I’m sure you’ve read the story about that time when Blockbuster could have bought Netflix for $50 million. Reading that leaves one with the idea that Blockbuster would have Netflix’ valuation today if it had just taken the deal.
While this whole story took place years after I had left Blockbuster, I do not arrive at the same conclusion.
At the time the $50million Netflix deal was available to Blockbuster, Netflix was a video disc mailing service–not the streaming juggernaut it has been for the last two decades.
And at that same time, Viacom had hired a CEO from Seven-Eleven to run Blockbuster. Many Blockbuster executives during that time had cut their teeth in the convenience store business. They were experts in store operations. Afterall, Blockbuster was a store operations business.
Netflix’ executives were then–and are now–some of the most creative, ballsyist entrepreneurs in the world.
Had Blockbuster paid Netflix’ $50 million for their disc-mail-order-and-return business, the Seven-Eleven management team would have set out to run the mail order business as efficiently as possible–while it lasted. And the Netflix’ founders would have gladly taken the $50 million and invested in a streaming business.
And both companies today would look about like they look today.
What did your departure from Blockbuster look like?
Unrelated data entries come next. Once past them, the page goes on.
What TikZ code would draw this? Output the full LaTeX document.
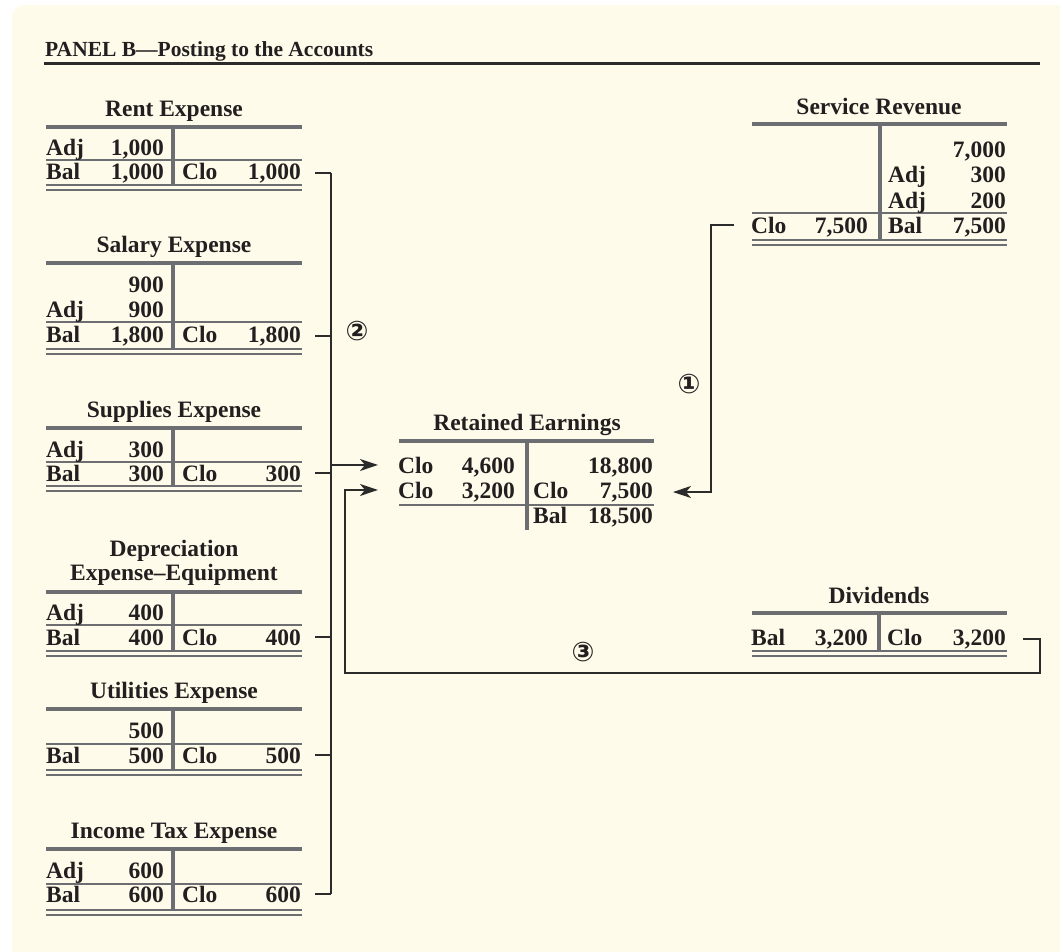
\documentclass[tikz,border=0pt]{standalone}
\usepackage{fontspec}
\setmainfont{Liberation Serif}
\newfontfamily\circfont{DejaVu Sans}
\usetikzlibrary{arrows.meta}
\definecolor{bgcream}{HTML}{FFFBEA}
\definecolor{tgray}{HTML}{6D6E71}
\definecolor{ink}{HTML}{231F20}
\definecolor{cline}{HTML}{2B2B2B}
\newcommand\acctfont{\fontsize{23.5}{27}\selectfont\bfseries}
\newcommand\hdrfont{\fontsize{21.5}{24}\selectfont\bfseries}
\tikzset{
  lbl/.style={anchor=base west, inner sep=0pt, font=\acctfont, text=ink},
  num/.style={anchor=base east, inner sep=0pt, font=\acctfont, text=ink},
  ttl/.style={anchor=base, inner sep=0pt, font=\acctfont, text=ink},
  trule/.style={line width=3.2pt, draw=tgray},
  tthin/.style={line width=1.7pt, draw=tgray},
  tdbl/.style={line width=2pt, draw=tgray},
  conn/.style={line width=1.7pt, draw=cline},
  arr/.style={conn, -{Stealth[length=18pt,width=12pt,inset=5pt]}},
  circ/.style={inner sep=0pt, font=\circfont\bfseries\fontsize{27}{27}\selectfont, text=ink},
  hrule/.style={line width=2.2pt, draw=cline}
}
\begin{document}
\begin{tikzpicture}[x=1pt,y=-1pt]
\useasboundingbox (0,0) rectangle (1060,951);
\fill[white] (0,0) rectangle (1060,951);
\begin{scope}
\clip (0,0) rectangle (1060,951);
\fill[bgcream, rounded corners=12pt] (12,5) rectangle (1100,1000);
\end{scope}

% header
\node[anchor=base west, inner sep=0pt, font=\hdrfont, text=ink] (hdr) at (45,56) {PANEL B—Posting to the Accounts};
\draw[hrule] (44,63.5) -- (1040,63.5);

% ---------- Rent Expense ----------
\node[ttl] (rent-t) at (174,116) {Rent Expense};
\draw[trule] (46,127) -- (302,127);
\draw[trule] (173,127) -- (173,185);
\draw[tthin] (46,160) -- (302,160);
\draw[tdbl] (46,185) -- (302,185);
\draw[tdbl] (46,190) -- (302,190);
\node[lbl] (rent-a) at (46,155) {Adj};
\node[num] (rent-an) at (164,155) {1,000};
\node[lbl] (rent-b) at (46,179) {Bal};
\node[num] (rent-bn) at (164,179) {1,000};
\node[lbl] (rent-c) at (182,179) {Clo};
\node[num] (rent-cn) at (301,179) {1,000};

% ---------- Salary Expense ----------
\node[ttl] (sal-t) at (174,252) {Salary Expense};
\draw[trule] (46,263) -- (302,263);
\draw[trule] (173,263) -- (173,349);
\draw[tthin] (46,322) -- (302,322);
\draw[tdbl] (46,349) -- (302,349);
\draw[tdbl] (46,354) -- (302,354);
\node[num] (sal-1n) at (164,292) {900};
\node[lbl] (sal-a) at (46,317) {Adj};
\node[num] (sal-an) at (164,317) {900};
\node[lbl] (sal-b) at (46,342) {Bal};
\node[num] (sal-bn) at (164,342) {1,800};
\node[lbl] (sal-c) at (182,342) {Clo};
\node[num] (sal-cn) at (301,342) {1,800};

% ---------- Supplies Expense ----------
\node[ttl] (sup-t) at (174,417) {Supplies Expense};
\draw[trule] (46,428) -- (302,428);
\draw[trule] (173,428) -- (173,486);
\draw[tthin] (46,462) -- (302,462);
\draw[tdbl] (46,486) -- (302,486);
\draw[tdbl] (46,491) -- (302,491);
\node[lbl] (sup-a) at (46,457) {Adj};
\node[num] (sup-an) at (164,457) {300};
\node[lbl] (sup-b) at (46,481) {Bal};
\node[num] (sup-bn) at (164,481) {300};
\node[lbl] (sup-c) at (182,481) {Clo};
\node[num] (sup-cn) at (301,481) {300};

% ---------- Depreciation Expense-Equipment ----------
\node[ttl] (dep-t1) at (174,556) {Depreciation};
\node[ttl] (dep-t2) at (174,580) {Expense–Equipment};
\draw[trule] (46,592) -- (302,592);
\draw[trule] (173,592) -- (173,651);
\draw[tthin] (46,625) -- (302,625);
\draw[tdbl] (46,651) -- (302,651);
\draw[tdbl] (46,656) -- (302,656);
\node[lbl] (dep-a) at (46,620) {Adj};
\node[num] (dep-an) at (164,620) {400};
\node[lbl] (dep-b) at (46,645) {Bal};
\node[num] (dep-bn) at (164,645) {400};
\node[lbl] (dep-c) at (182,645) {Clo};
\node[num] (dep-cn) at (301,645) {400};

% ---------- Utilities Expense ----------
\node[ttl] (util-t) at (174,698) {Utilities Expense};
\draw[trule] (46,709) -- (302,709);
\draw[trule] (173,709) -- (173,770);
\draw[tthin] (46,744) -- (302,744);
\draw[tdbl] (46,770) -- (302,770);
\draw[tdbl] (46,775) -- (302,775);
\node[num] (util-1n) at (164,738) {500};
\node[lbl] (util-b) at (46,763) {Bal};
\node[num] (util-bn) at (164,763) {500};
\node[lbl] (util-c) at (182,763) {Clo};
\node[num] (util-cn) at (301,763) {500};

% ---------- Income Tax Expense ----------
\node[ttl] (tax-t) at (174,838) {Income Tax Expense};
\draw[trule] (46,849) -- (302,849);
\draw[trule] (173,849) -- (173,910);
\draw[tthin] (46,884) -- (302,884);
\draw[tdbl] (46,910) -- (302,910);
\draw[tdbl] (46,915) -- (302,915);
\node[lbl] (tax-a) at (46,878) {Adj};
\node[num] (tax-an) at (164,878) {600};
\node[lbl] (tax-b) at (46,902) {Bal};
\node[num] (tax-bn) at (164,902) {600};
\node[lbl] (tax-c) at (182,902) {Clo};
\node[num] (tax-cn) at (301,902) {600};

% ---------- Service Revenue ----------
\node[ttl] (svc-t) at (879,114) {Service Revenue};
\draw[trule] (752,124) -- (1007,124);
\draw[trule] (880,124) -- (880,240);
\draw[tthin] (752,213) -- (1007,213);
\draw[tdbl] (752,240) -- (1007,240);
\draw[tdbl] (752,245) -- (1007,245);
\node[num] (svc-1n) at (1006,157) {7,000};
\node[lbl] (svc-2) at (888,182) {Adj};
\node[num] (svc-2n) at (1006,182) {300};
\node[lbl] (svc-3) at (888,208) {Adj};
\node[num] (svc-3n) at (1006,208) {200};
\node[lbl] (svc-c) at (751,233) {Clo};
\node[num] (svc-cn) at (868,233) {7,500};
\node[lbl] (svc-b) at (888,233) {Bal};
\node[num] (svc-bn) at (1006,233) {7,500};

% ---------- Retained Earnings ----------
\node[ttl] (re-t) at (527,430) {Retained Earnings};
\draw[trule] (399,441) -- (654,441);
\draw[trule] (527,441) -- (527,530);
\draw[tthin] (399,505) -- (654,505);
\node[lbl] (re-c1) at (398,473) {Clo};
\node[num] (re-c1n) at (515,473) {4,600};
\node[num] (re-r1n) at (653,473) {18,800};
\node[lbl] (re-c2) at (398,498) {Clo};
\node[num] (re-c2n) at (515,498) {3,200};
\node[lbl] (re-r2) at (533,498) {Clo};
\node[num] (re-r2n) at (653,498) {7,500};
\node[lbl] (re-b) at (533,523) {Bal};
\node[num] (re-bn) at (653,523) {18,500};

% ---------- Dividends ----------
\node[ttl] (div-t) at (879,603) {Dividends};
\draw[trule] (752,613) -- (1007,613);
\draw[trule] (879,613) -- (879,651);
\draw[tdbl] (752,651) -- (1007,651);
\draw[tdbl] (752,656) -- (1007,656);
\node[lbl] (div-b) at (751,645) {Bal};
\node[num] (div-bn) at (868,645) {3,200};
\node[lbl] (div-c) at (887,645) {Clo};
\node[num] (div-cn) at (1006,645) {3,200};

% ---------- connectors ----------
\coordinate (busx) at (331,0);
\coordinate (svcx) at (711,0);
\coordinate (divr) at (1040,673);
\coordinate (divl) at (345,673);

\draw[conn] ([xshift=14pt]rent-cn.east) -- (rent-cn.east -| busx);
\draw[conn] ([xshift=14pt]sal-cn.east) -- (sal-cn.east -| busx);
\draw[conn] ([xshift=14pt]sup-cn.east) -- (sup-cn.east -| busx);
\draw[conn] ([xshift=14pt]dep-cn.east) -- (dep-cn.east -| busx);
\draw[conn] ([xshift=14pt]util-cn.east) -- (util-cn.east -| busx);
\draw[conn] ([xshift=14pt]tax-cn.east) -- (tax-cn.east -| busx);
\draw[conn] (rent-cn.east -| busx) -- (tax-cn.east -| busx);

\draw[arr] (busx |- re-c1.west) -- ([xshift=-20pt]re-c1.west);
\draw[arr] ([xshift=17pt]div-cn.east) -| (divr) -- (divl) |- ([xshift=-20pt]re-c2.west);
\draw[arr] ([xshift=-17pt]svc-c.west) -| (svcx |- re-r2n.east) -- ([xshift=20pt]re-r2n.east);

% circled step numbers
\node[circ] (step2) at (357,331) {②};
\node[circ] (step1) at (689,384) {①};
\node[circ] (step3) at (583,652) {③};
\end{tikzpicture}
\end{document}
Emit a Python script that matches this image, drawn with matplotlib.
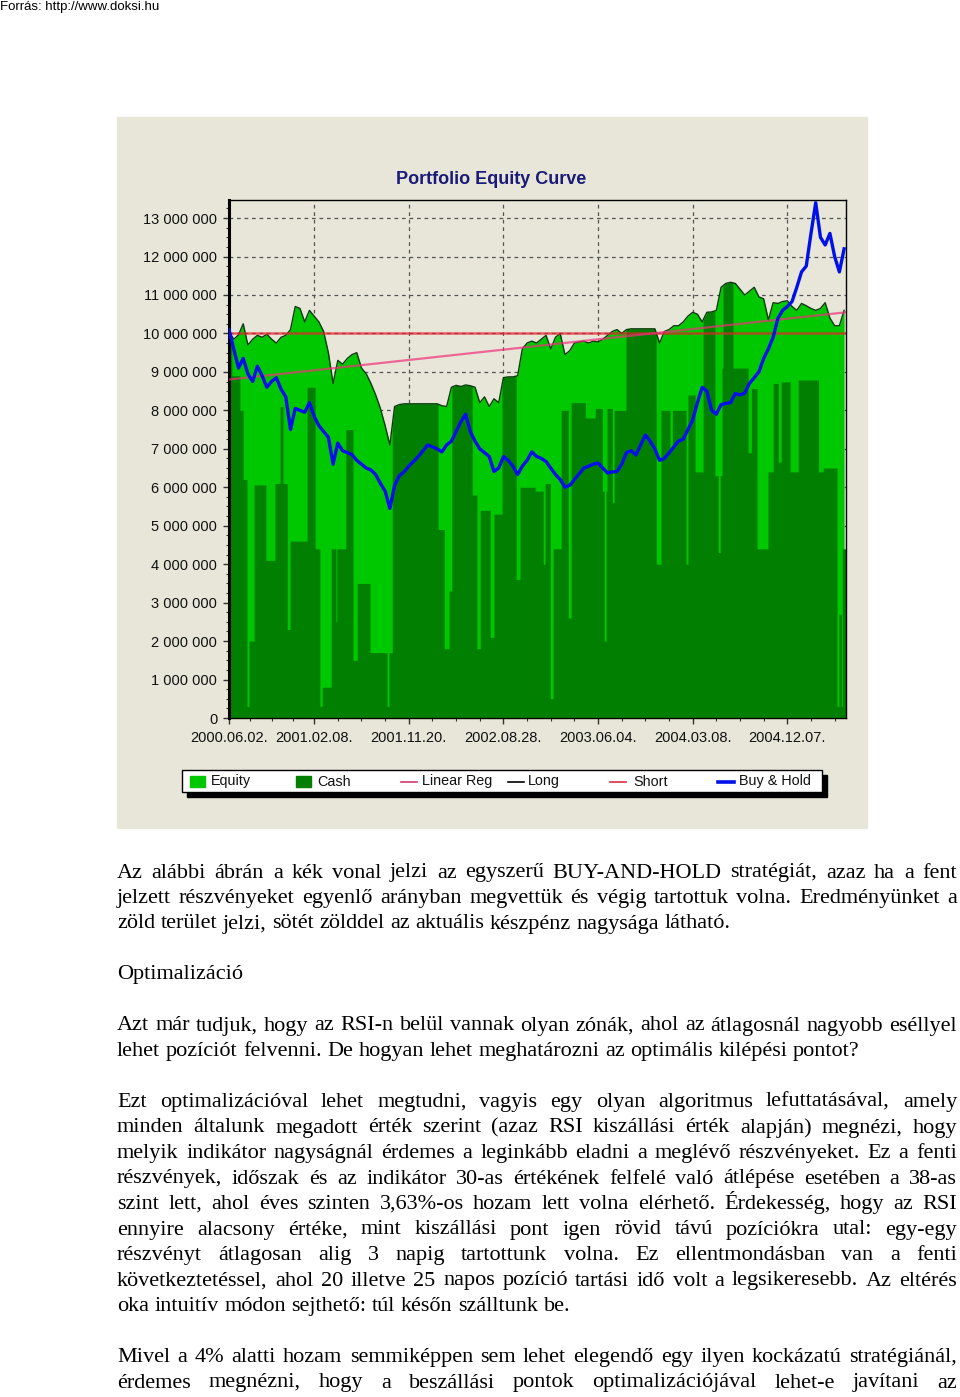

What caused it?
I left the company with most of the executive officers in 1994 when we sold the company to Viacom. We went on to launch many new ventures together over the past 30 years.
Huge thanks to Mike for taking the time to relay his epic journey with Blockbuster. The info he's provided is crucial when considering the entire breadth of the company, and further informs and shapes the most accurate account of what Blockbuster did to and for the video era. After reading this, has it affected your view of Blockbuster? It just might. Like Mike said, what an incredible ride.